→ WHAT THE TASK REQUIRES: Beneath this line sits some data. Return only its lines from the one holding "Clone this chart in matplotlib." through the one holding "11390, 11180, 11470, 11130, 11280]", inclusive, exactly, with the images removed.

Source code of charts
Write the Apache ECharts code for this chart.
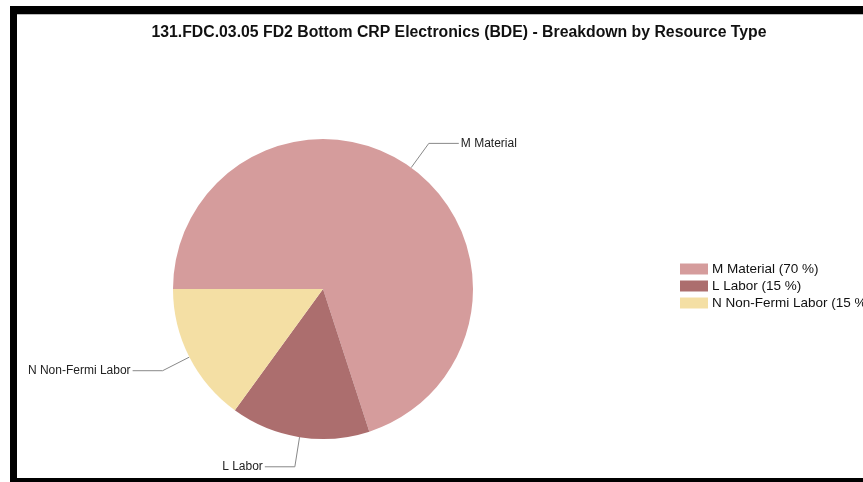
<!DOCTYPE html>
<html><head><meta charset="utf-8">
<script src="https://cdn.jsdelivr.net/npm/echarts@6/dist/echarts.min.js"></script>
<style>html,body{margin:0;padding:0;background:#fff;}#c{width:863px;height:482px;}</style>
</head><body><div id="c"></div>
<script>
const titleText = '131.FDC.03.05 FD2 Bottom CRP Electronics (BDE) - Breakdown by Resource Type';
const categories = ['M Material', 'L Labor', 'N Non-Fermi Labor'];
const values = [70, 15, 15];
const colors = ['#D59C9C', '#AC6E6E', '#F4DFA4'];
const total = values.reduce((a, b) => a + b, 0);
const chart = echarts.init(document.getElementById('c'), null, {renderer: 'canvas'});
chart.setOption({
  animation: false,
  backgroundColor: '#fff',
  title: {
    text: titleText, left: 454, top: 20, textAlign: 'center',
    textStyle: {fontFamily: 'Liberation Sans', fontWeight: 'bold', fontSize: 15.8, color: '#111'}
  },
  graphic: [
    {type: 'rect', shape: {x: 10, y: 6, width: 853, height: 8}, style: {fill: '#000'}},
    {type: 'rect', shape: {x: 10, y: 14, width: 853, height: 1}, style: {fill: '#bbb'}},
    {type: 'rect', shape: {x: 10, y: 6, width: 7, height: 476}, style: {fill: '#000'}},
    {type: 'rect', shape: {x: 10, y: 478, width: 853, height: 4}, style: {fill: '#000'}}
  ],
  legend: {
    orient: 'vertical', left: 675, top: 257,
    itemWidth: 28, itemHeight: 11, itemGap: 3,
    icon: 'rect',
    textStyle: {fontFamily: 'Liberation Sans', fontSize: 13.5, color: '#111', padding: [0, 0, 0, -1]},
    formatter: function (name) {
      const i = categories.indexOf(name);
      return name + ' (' + Math.round(values[i] / total * 100) + ' %)';
    },
    data: categories
  },
  series: [{
    type: 'pie',
    center: [323, 289], radius: 150,
    startAngle: 180, clockwise: true,
    data: categories.map((n, i) => ({name: n, value: values[i], itemStyle: {color: colors[i]}})),
    label: {
      show: true, position: 'outside', formatter: '{b}',
      fontFamily: 'Liberation Sans', fontSize: 12, color: '#222',
      distanceToLabelLine: 2
    },
    labelLine: {show: true, length: 30, length2: 30, lineStyle: {color: '#888', width: 1}},
    emphasis: {disabled: true}
  }]
});
</script></body></html>
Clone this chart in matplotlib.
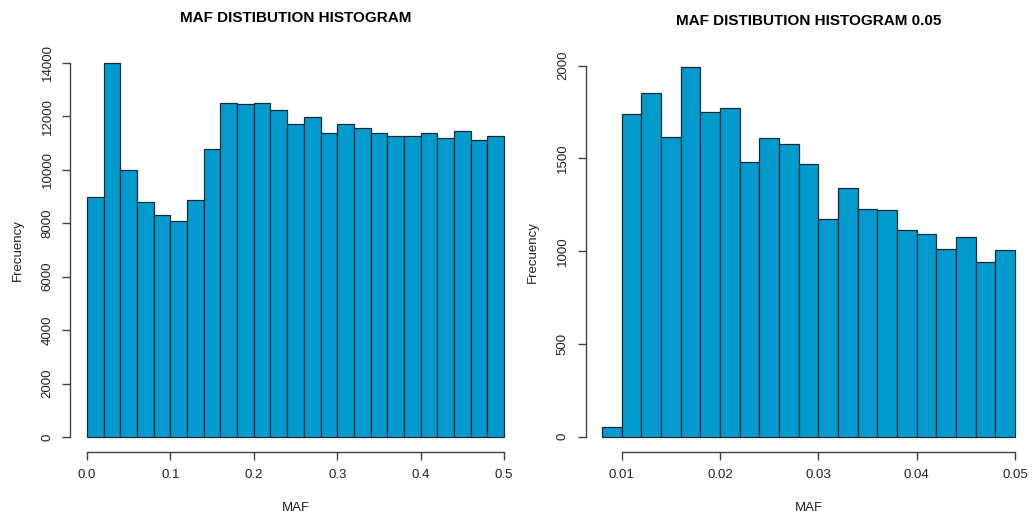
import matplotlib.pyplot as plt
import numpy as np

# histogram of all MAF values (bins of 0.02)
maf_edges = np.linspace(0.0, 0.5, 26)
maf_counts = [9000, 14000, 10000, 8800, 8320, 8100, 8880, 10780, 12500, 12450,
              12520, 12240, 11720, 11960, 11390, 11720, 11580, 11390, 11270, 11270,
              11390, 11180, 11470, 11130, 11280]

# histogram of MAF <= 0.05 (bins of 0.002)
low_edges = np.linspace(0.008, 0.05, 22)
low_counts = [52, 1741, 1853, 1617, 1995, 1750, 1772, 1483, 1608, 1580,
              1472, 1172, 1339, 1229, 1224, 1114, 1094, 1012, 1075, 940, 1006]

left_yticks = [0, 2000, 4000, 6000, 8000, 10000, 12000, 14000]
left_xticks = [0.0, 0.1, 0.2, 0.3, 0.4, 0.5]
right_yticks = [0, 500, 1000, 1500, 2000]
right_xticks = [0.01, 0.02, 0.03, 0.04, 0.05]

plt.rcParams['font.family'] = ['Liberation Sans', 'DejaVu Sans']

W, H = 1032, 517
fig = plt.figure(figsize=(W / 100, H / 100), dpi=100)

fill = '#009ACD'
axcol = '#444444'


def r_hist(ax, edges, counts, xticks, yticks, xfmt, title, xlim, ylim):
    ax.bar(edges[:-1], counts, width=np.diff(edges), align='edge',
           color=fill, edgecolor='#1a2a33', linewidth=0.9)
    ax.set_xlim(*xlim)
    ax.set_ylim(*ylim)
    for s in ['top', 'right']:
        ax.spines[s].set_visible(False)
    ax.spines['left'].set_bounds(yticks[0], yticks[-1])
    ax.spines['bottom'].set_bounds(xticks[0], xticks[-1])
    for s in ['left', 'bottom']:
        ax.spines[s].set_color(axcol)
        ax.spines[s].set_linewidth(1.0)
    ax.set_xticks(xticks)
    ax.set_xticklabels([xfmt.format(v) for v in xticks])
    ax.set_yticks(yticks)
    ax.set_yticklabels([str(v) for v in yticks], rotation=90, va='center')
    ax.tick_params(axis='both', length=6, width=1.0, color=axcol,
                   labelsize=9.5, labelcolor='#222222')
    ax.tick_params(axis='x', pad=6.5)
    ax.tick_params(axis='y', pad=6)
    ax.set_xlabel('MAF', fontsize=9.5, color='#222222', labelpad=15)
    ax.set_ylabel('Frecuency', fontsize=9.5, color='#222222', labelpad=13)
    ax.set_title(title, fontsize=11, fontweight='bold', pad=19)


ax1 = fig.add_axes([70.3 / W, (H - 452) / H, (520.7 - 70.3) / W, (452 - 48) / H])
r_hist(ax1, maf_edges, maf_counts, left_xticks, left_yticks, '{:.1f}',
       'MAF DISTIBUTION HISTOGRAM', (-0.02, 0.52), (-560, 14560))

ax2 = fig.add_axes([585.5 / W, (H - 451.5) / H, (1031.5 - 585.5) / W, (451.5 - 51.8) / H])
r_hist(ax2, low_edges, low_counts, right_xticks, right_yticks, '{:.2f}',
       'MAF DISTIBUTION HISTOGRAM 0.05', (0.00632, 0.05168), (-80, 2075))

fig.savefig('out.png', dpi=100)
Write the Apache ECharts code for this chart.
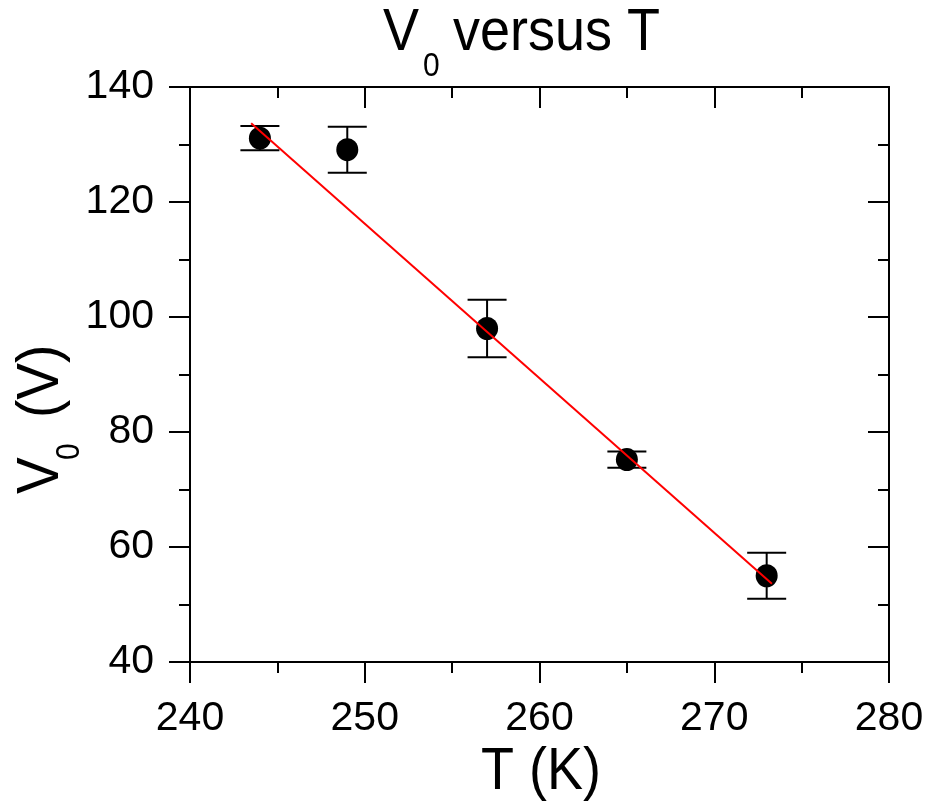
<!DOCTYPE html>
<html>
<head>
<meta charset="utf-8">
<title>V0 versus T</title>
<script src="https://cdn.jsdelivr.net/npm/echarts@6/dist/echarts.min.js"></script>
<style>
  html, body { margin: 0; padding: 0; background: #ffffff; }
  #chart { width: 932px; height: 808px; }
</style>
</head>
<body>
<div id="chart"></div>
<script>
// Measured threshold voltage V0 at each temperature, with its uncertainty
const temperatures = [244, 249, 257, 265, 273];
const voltages = [131.1, 129.1, 98.0, 75.2, 55.0];
const voltageErrors = [2.1, 4.0, 5.0, 1.4, 4.0];

// Linear fit drawn between its two end points
const fitT = [243.5, 273.3];
const fitV = [133.7, 53.6];

// Axis ranges and tick steps
const xRange = [240, 280];
const xStep = 10;
const yRange = [40, 140];
const yStep = 20;

const FONT = "'Liberation Sans', Arial, Helvetica, sans-serif";
const INK = '#000000';
// Glyphs in the labels are drawn slightly taller than the font's natural shape
const TALL = 1.08;

const chart = echarts.init(document.getElementById('chart'), null, { renderer: 'canvas' });

function axisBase(inside) {
  return {
    type: 'value',
    axisLine: { show: true, onZero: false, lineStyle: { color: INK, width: 2 } },
    axisTick: { show: true, inside: inside, length: 21, lineStyle: { color: INK, width: 2 } },
    minorTick: { show: true, splitNumber: 2, length: 11, lineStyle: { color: INK, width: 2 } },
    splitLine: { show: false },
    minorSplitLine: { show: false }
  };
}

const xBottom = Object.assign(axisBase(false), {
  position: 'bottom', min: xRange[0], max: xRange[1], interval: xStep,
  axisLabel: { show: true, color: INK, fontSize: 41, fontFamily: FONT, margin: 36 }
});
const xTop = Object.assign(axisBase(true), {
  position: 'top', min: xRange[0], max: xRange[1], interval: xStep,
  axisLabel: { show: false }
});
const yLeft = Object.assign(axisBase(false), {
  position: 'left', min: yRange[0], max: yRange[1], interval: yStep,
  axisLabel: { show: true, color: INK, fontSize: 41, fontFamily: FONT, margin: 36 }
});
const yRight = Object.assign(axisBase(true), {
  position: 'right', min: yRange[0], max: yRange[1], interval: yStep,
  axisLabel: { show: false }
});

const pointData = temperatures.map((t, i) => [t, voltages[i]]);
const errorData = temperatures.map((t, i) => [t, voltages[i] - voltageErrors[i], voltages[i] + voltageErrors[i]]);
const fitData = fitT.map((t, i) => [t, fitV[i]]);

function renderErrorBar(params, api) {
  const lo = api.coord([api.value(0), api.value(1)]);
  const hi = api.coord([api.value(0), api.value(2)]);
  const half = 19.5;
  const style = { stroke: INK, lineWidth: 2, fill: null };
  return {
    type: 'group',
    children: [
      { type: 'line', shape: { x1: lo[0], y1: lo[1], x2: hi[0], y2: hi[1] }, style: style },
      { type: 'line', shape: { x1: lo[0] - half, y1: lo[1], x2: lo[0] + half, y2: lo[1] }, style: style },
      { type: 'line', shape: { x1: hi[0] - half, y1: hi[1], x2: hi[0] + half, y2: hi[1] }, style: style }
    ]
  };
}

function label(text, x, y, size) {
  return {
    type: 'text', x: x, y: y, scaleY: TALL,
    style: { text: text, fontSize: size, fontFamily: FONT, fill: INK, align: 'left', verticalAlign: 'middle' }
  };
}

const option = {
  backgroundColor: '#ffffff',
  animation: false,
  grid: { left: 190, right: 43, top: 87, bottom: 146, containLabel: false },
  xAxis: [xBottom, xTop],
  yAxis: [yLeft, yRight],
  series: [
    {
      name: 'error',
      type: 'custom',
      xAxisIndex: 0, yAxisIndex: 0,
      renderItem: renderErrorBar,
      encode: { x: 0, y: [1, 2] },
      data: errorData,
      z: 2
    },
    {
      name: 'V0',
      type: 'scatter',
      xAxisIndex: 0, yAxisIndex: 0,
      symbol: 'circle',
      symbolSize: [22, 23],
      itemStyle: { color: INK, opacity: 1 },
      data: pointData,
      z: 3
    },
    {
      name: 'fit',
      type: 'line',
      xAxisIndex: 0, yAxisIndex: 0,
      showSymbol: false,
      symbol: 'none',
      lineStyle: { color: '#ff0000', width: 2 },
      data: fitData,
      z: 4
    }
  ],
  graphic: [
    // Title: V with subscript 0, then "versus T"
    label('V', 383, 34, 54),
    label('0', 423, 67, 30),
    label('versus T', 453, 34, 54),
    // X axis name
    label('T (K)', 481, 773, 54),
    // Y axis name, rotated to read bottom-to-top
    {
      type: 'group', x: 0, y: 0, rotation: Math.PI / 2,
      children: [
        label('V', -494, 42, 55),
        label('0', -460, 70, 30),
        label('(V)', -418, 42, 55)
      ]
    }
  ]
};

chart.setOption(option);
</script>
</body>
</html>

→ TASK RESULT:
Clone this chart in matplotlib.
import matplotlib.pyplot as plt
import numpy as np

# histogram of all MAF values (bins of 0.02)
maf_edges = np.linspace(0.0, 0.5, 26)
maf_counts = [9000, 14000, 10000, 8800, 8320, 8100, 8880, 10780, 12500, 12450,
              12520, 12240, 11720, 11960, 11390, 11720, 11580, 11390, 11270, 11270,
              11390, 11180, 11470, 11130, 11280]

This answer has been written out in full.